Raptor
- First edition cover
- Author: Gary Jennings
- Genre: Historical fiction
- Publication date: June 8, 1992
- ISBN: 0-385-24632-3

= Raptor (novel) =

1993 historical novel written by Gary Jennings

Raptor is a 1993 historical novel by American author Gary Jennings.

==Plot summary==
Raptor is a historical novel set in the late fifth and early sixth centuries. It purports to be the memoirs of an Ostrogoth, Thorn, who has a secret: he is a hermaphrodite and takes on the name, "Thorn the Mannamavi", "a being uninhibited by conscience, compassion, remorse-a being as implacably amoral as the juika-bloth and every other raptor on this earth." Thorn discovers his sexuality rather unorthodoxly during his early teens. After he is banished from both a monastery and, later, a convent, he travels throughout the dying Roman Empire on a quest to meet his fellow Ostrogoths (even though it was never confirmed that Thorn was one; he simply assumed it by reaching several logical conclusions), meeting several characters; among the most crucial to the storyline: Theodoric and the retired Roman legionary-turned-woodsman Wyrd, with whom he forms close friendships.
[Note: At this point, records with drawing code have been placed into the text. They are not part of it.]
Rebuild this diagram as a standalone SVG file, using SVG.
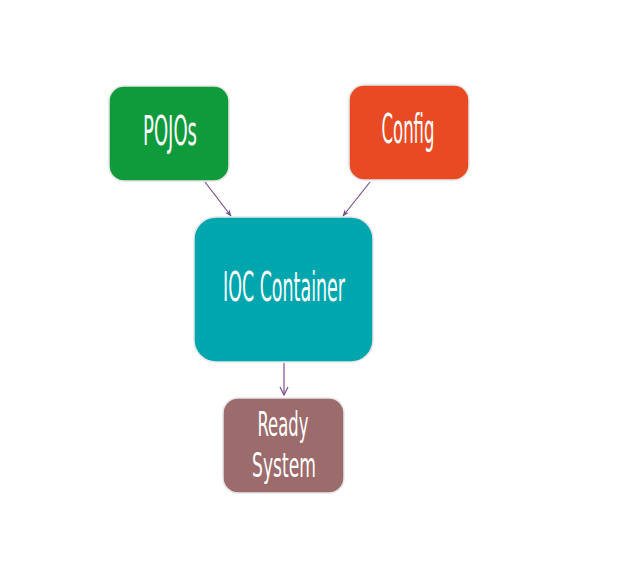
<svg xmlns="http://www.w3.org/2000/svg" width="626" height="579" viewBox="0 0 626 579">
<defs>
<marker id="ah" viewBox="0 0 10 10" refX="9" refY="5" markerWidth="7" markerHeight="7" orient="auto" markerUnits="userSpaceOnUse">
<path d="M0,1 L10,5 L0,9 L3,5 Z" fill="#7b4f8e"/>
</marker>
<marker id="ao" viewBox="0 0 10 10" refX="9" refY="5" markerWidth="10" markerHeight="10" orient="auto" markerUnits="userSpaceOnUse">
<path d="M1,1 L9,5 L1,9" fill="none" stroke="#7b4f8e" stroke-width="1.2"/>
</marker>
</defs>
<style>
.box{stroke:#e6e6e6;stroke-width:1.5}
.lbl{font-family:"DejaVu Sans Condensed","Liberation Sans",sans-serif;font-size:40px;fill:#ffffff;text-anchor:middle}
.sm{font-size:34px}
.con{stroke:#7b4f8e;stroke-width:1.2;fill:none}
</style>
<rect width="626" height="579" fill="#ffffff"/>
<g id="pojos">
<rect class="box" x="109" y="86" width="120" height="95" rx="15" fill="#0f9a3b"/>
<text class="lbl" x="170" y="145" textLength="54" lengthAdjust="spacingAndGlyphs">POJOs</text>
</g>
<g id="config">
<rect class="box" x="349" y="85" width="120" height="95" rx="15" fill="#e84a24"/>
<text class="lbl" x="408" y="143" textLength="53" lengthAdjust="spacingAndGlyphs">Config</text>
</g>
<g id="ioc">
<rect class="box" x="194" y="217" width="179" height="145" rx="22" fill="#00a6ae"/>
<text class="lbl" x="284" y="301" textLength="122" lengthAdjust="spacingAndGlyphs">IOC Container</text>
</g>
<g id="ready">
<rect class="box" x="223" y="398" width="121" height="95" rx="15" fill="#9c6b6b"/>
<text class="lbl sm" x="283" y="436" textLength="51" lengthAdjust="spacingAndGlyphs">Ready</text>
<text class="lbl sm" x="284" y="477" textLength="64" lengthAdjust="spacingAndGlyphs">System</text>
</g>
<g id="connectors">
<line class="con" x1="205" y1="182" x2="231" y2="216" marker-end="url(#ah)"/>
<line class="con" x1="370" y1="182" x2="343" y2="216" marker-end="url(#ah)"/>
<line class="con" x1="284" y1="363" x2="284" y2="395" marker-end="url(#ao)"/>
</g>
</svg>
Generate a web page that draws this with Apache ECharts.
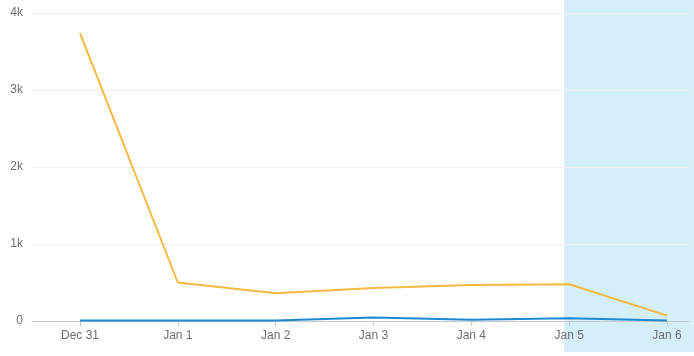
<!DOCTYPE html>
<html>
<head>
<meta charset="utf-8">
<script src="https://cdn.jsdelivr.net/npm/echarts@6/dist/echarts.min.js"></script>
<style>html,body{margin:0;padding:0;background:#fff}#c{width:694px;height:356px}</style>
</head>
<body>
<div id="c"></div>
<script>
const categories = ['Dec 31', 'Jan 1', 'Jan 2', 'Jan 3', 'Jan 4', 'Jan 5', 'Jan 6'];
const seriesOrange = [3740, 500, 360, 430, 468, 478, 70];
const seriesBlue = [5, 5, 5, 45, 15, 35, 5];
const yTicks = [0, 1000, 2000, 3000, 4000];
const shadeFrom = 'Jan 5';

const chart = echarts.init(document.getElementById('c'), null, {renderer: 'canvas'});
const font = 'Liberation Sans, Arial, sans-serif';
chart.setOption({
  animation: false,
  grid: [
    {left: 32, right: 4, top: 13, bottom: 35},
    {left: 80, right: 27, top: 13, bottom: 35}
  ],
  xAxis: [
    {type: 'category', gridIndex: 0, data: [''], axisLabel: {show: false}, axisTick: {show: false},
     axisLine: {lineStyle: {color: '#c8c8c8'}}},
    {type: 'category', gridIndex: 1, boundaryGap: false, data: categories,
     axisLine: {show: false},
     axisTick: {show: true, length: 5, lineStyle: {color: '#c8c8c8'}},
     axisLabel: {color: '#6e6e6e', fontSize: 12, fontFamily: font, margin: 9}}
  ],
  yAxis: [
    {type: 'value', gridIndex: 0, min: yTicks[0], max: yTicks[yTicks.length - 1], interval: 1000,
     axisLine: {show: false}, axisTick: {show: false},
     axisLabel: {color: '#6e6e6e', fontSize: 12, fontFamily: font, margin: 9,
       formatter: v => v === 0 ? '0' : (v / 1000) + 'k'},
     splitLine: {lineStyle: {color: '#efefef'}}},
    {type: 'value', gridIndex: 1, min: yTicks[0], max: yTicks[yTicks.length - 1], show: false,
     splitLine: {show: false}}
  ],
  series: [
    {type: 'line', xAxisIndex: 1, yAxisIndex: 1, data: seriesOrange, symbol: 'none',
     lineStyle: {color: '#f5b942', width: 2}, itemStyle: {color: '#f5b942'}, z: 3},
    {type: 'line', xAxisIndex: 1, yAxisIndex: 1, data: seriesBlue, symbol: 'none',
     lineStyle: {color: '#1b8ad3', width: 2}, itemStyle: {color: '#1b8ad3'}, z: 4}
  ]
});
const x0 = chart.convertToPixel({xAxisIndex: 1}, shadeFrom) - 5;
chart.setOption({
  graphic: [{type: 'rect', z: -10, silent: true,
    shape: {x: x0, y: 0, width: chart.getWidth() - x0, height: 352},
    style: {fill: 'rgba(160,218,243,0.45)'}}]
});
</script>
</body>
</html>
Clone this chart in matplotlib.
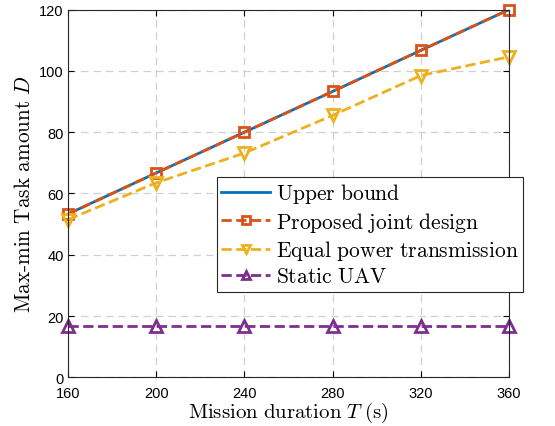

Thorn lives his life chiefly as a man but can easily pass for a woman (he is beardless, has shoulder-length hair, and is relatively small-statured), and he uses this ambiguity for his own benefit. Throughout his life, Thorn conducts affairs with both men and women.

The novel treats actual historical events, the fall of the Western Roman Empire, the deposition of Romulus Augustulus by Scirian soldiers on 4 September AD 476, and Theodoric's assassination of Odoacer among them. Taking place in most of western Europe (the British Isles and Spain notably excepted), the story has an international feel, heightened by the appearance of several characters from different cultures (not only Romans and Goths but also Greeks, Celts, Huns, Jews and Syrians appear).

As is typical in Gary Jennings's novels, the plot is developed with historical detail (including extensive use of Gothic words, which the narrator calls "The Old Language") supplemented by graphic violence and bizarre sexual situations. Again typically, the story not only spans virtually the central character's entire life but also has a recurring theme: those whom Thorn loves, die.

==Characters==
- Dom Clement - the head of the monastery where Thorn was raised. He develops a liking for Thorn and teaches him to read and write, but reluctantly banishes him from the monastery after a sexual scandal.
- Brother Peter - a Burgundian monk. Sexually abuses young Thorn while working with him in the monastery's kitchen.
- Wyrd - Known by his legionary colleagues as Caius Uiridus. A British Celt, from Cornwall. Served in the Roman legions, but after his retirement makes his living as a woodsman and fur-trader in the Alps. Encounters Thorn while he is wandering in the forest. Is cynical, foul-mouthed and is highly critical of Christianity. Initially treats Thorn with disdain, but later takes a liking to him and teaches him hunting and survival skills. Thorn eventually comes to look at him as a surrogate father.
- Livia - the young daughter of a Roman miner living in The Place of Echoes (near Salzburg). She seems attracted to Thorn but the feeling is not mutual, because of the difference in their ages (Thorn is around his late teens at the time, she is around ten).
- Thiuda - later Theodoric the Great, King of the Ostrogoths. Meets Thorn while both are young adults. Is impressed by Thorn's inventiveness and cunning. He later promotes Thorn to be a marshal.
- Amalamena - Theodoric's sister. Is one of the few people in Thorn's life who becomes aware of his secret.
- Veleda - Thorn's female alter ego, which Thorn uses to his advantage.
- Velox - Thorn's trusty horse. Given to him as a reward for rescuing the grandson of a Roman official from a band of Huns. During the course of the book, Thorn retires Velox gracefully, then rides two generations of horses sired by Velox. Thorn also names these offspring "Velox".
- Juika Bloth (Gothic for "I fight for blood") - Thorn's pet short-toed snake eagle. Thorn teaches it to attack on command by simply whispering the word "slait" (Gothic for "kill"). Thorn never figures out whether his eagle is a male or female, which is a reflection of the main character.
- Gudinand - Thorn's first male lover. Roughly around 18 years of age. Meets him during his travels in Helvetia (modern-day Switzerland).
- Sister Deidamia - a nun. Thorn's first female lover.
- Thor – a hermaphrodite whom Thorn encounters midway in his journeys. Except for their faces, both Thorn and Thor look like twins. Thor is a Visigoth who bears a scar on his back for having been unfaithful to his first male lover. The two initially create an insatiable sexual appetite for each other. Then Thorn learns how unscrupulous Thor is when he discovers that Thor had hanged Thorn's faithful woman servant Swanilda, who loved Thorn. At that point the raptor in Thorn takes over. Ultimately Thorn delivers Thor over to a group of Scythian tribeswomen (colloquially referred as "Amazons" by the locals), who sadistically take care of Thor.